* _DATASET CONTENT_
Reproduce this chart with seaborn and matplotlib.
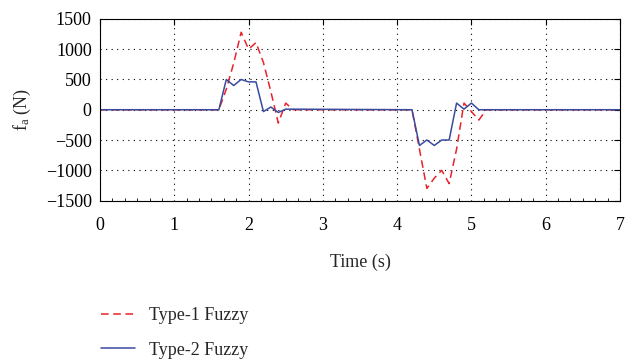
import numpy as np
import pandas as pd
import matplotlib
matplotlib.use("Agg")
import matplotlib.pyplot as plt
from matplotlib.ticker import MultipleLocator
import seaborn as sns

# Data
t_type1 = [0, 1.6, 1.7, 1.8, 1.9, 2.0, 2.1, 2.2, 2.3, 2.4, 2.5, 2.6,
           4.2, 4.3, 4.4, 4.5, 4.6, 4.7, 4.8, 4.9, 5.0, 5.1, 5.2, 7.0]
f_type1 = [0, 0, 340, 770, 1280, 1000, 1110, 780, 300, -220, 110, 0,
           0, -650, -1300, -1130, -1000, -1220, -650, 110, -30, -170, 0, 0]
t_type2 = [0, 1.6, 1.7, 1.8, 1.9, 2.0, 2.1, 2.2, 2.3, 2.4, 2.5,
           4.2, 4.3, 4.4, 4.5, 4.6, 4.7, 4.8, 4.9, 5.0, 5.1, 7.0]
f_type2 = [0, 0, 500, 400, 500, 460, 460, -30, 45, -45, 10,
           0, -590, -500, -590, -500, -500, 110, 10, 110, 0, 0]
labels = ["Type-1 Fuzzy", "Type-2 Fuzzy"]
xticks = [0, 1, 2, 3, 4, 5, 6, 7]
yticks = [-1500, -1000, -500, 0, 500, 1000, 1500]

sns.set_theme(style="white")
plt.rcParams['font.family'] = ['Liberation Serif', 'DejaVu Serif']
plt.rcParams['mathtext.fontset'] = 'custom'
plt.rcParams['mathtext.rm'] = 'Liberation Serif'
plt.rcParams['mathtext.it'] = 'Liberation Serif'

df1 = pd.DataFrame({"t": t_type1, "f": f_type1})
df2 = pd.DataFrame({"t": t_type2, "f": f_type2})

fig = plt.figure(figsize=(6.25, 3.64), dpi=100)
ax = fig.add_axes([0.16, 0.449, 0.832, 0.499])

sns.lineplot(data=df1, x="t", y="f", ax=ax, color="#e8232b", lw=1.1,
             linestyle=(0, (5, 3)), estimator=None, sort=False, label=labels[0])
sns.lineplot(data=df2, x="t", y="f", ax=ax, color="#3a4b9f", lw=1.1,
             estimator=None, sort=False, label=labels[1])

ax.set_xlim(0, 7)
ax.set_ylim(-1500, 1500)
ax.set_xticks(xticks)
ax.set_yticks(yticks)
ax.set_yticklabels([str(v).replace("-", "\u2212") for v in yticks])
ax.xaxis.set_minor_locator(MultipleLocator(1 / 6))
ax.grid(True, which="major", color="black", linestyle=(0, (1, 4)), linewidth=0.8)
for s in ax.spines.values():
    s.set_color("black")
    s.set_linewidth(0.8)
ax.tick_params(which="major", direction="in", length=4, width=0.8, top=True, right=True,
               labelsize=13, colors="black", pad=6)
ax.tick_params(axis="x", which="major", pad=12)
ax.tick_params(axis="x", which="minor", direction="in", length=2, width=0.6,
               bottom=True, top=False, colors="black")
ax.set_xlabel("Time (s)", fontsize=13, labelpad=14)
ax.set_ylabel(r"f$_\mathrm{a}$ (N)", fontsize=13, labelpad=9)

handles, labs = ax.get_legend_handles_labels()
ax.legend_.remove()
fig.legend(handles, labs, loc="upper left", bbox_to_anchor=(0.135, 0.2),
           frameon=False, fontsize=13, handlelength=1.9, labelspacing=0.95,
           handletextpad=0.8)

fig.savefig("out.png", dpi=100)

* _EXERCISE DESCRIPTION_
The lines from the top of the data above through the one holding "import seaborn as sns" are to be repeated exactly, and only those, with no pictures.

* _WORKED ANSWER_
Reproduce this chart with seaborn and matplotlib.
import numpy as np
import pandas as pd
import matplotlib
matplotlib.use("Agg")
import matplotlib.pyplot as plt
from matplotlib.ticker import MultipleLocator
import seaborn as sns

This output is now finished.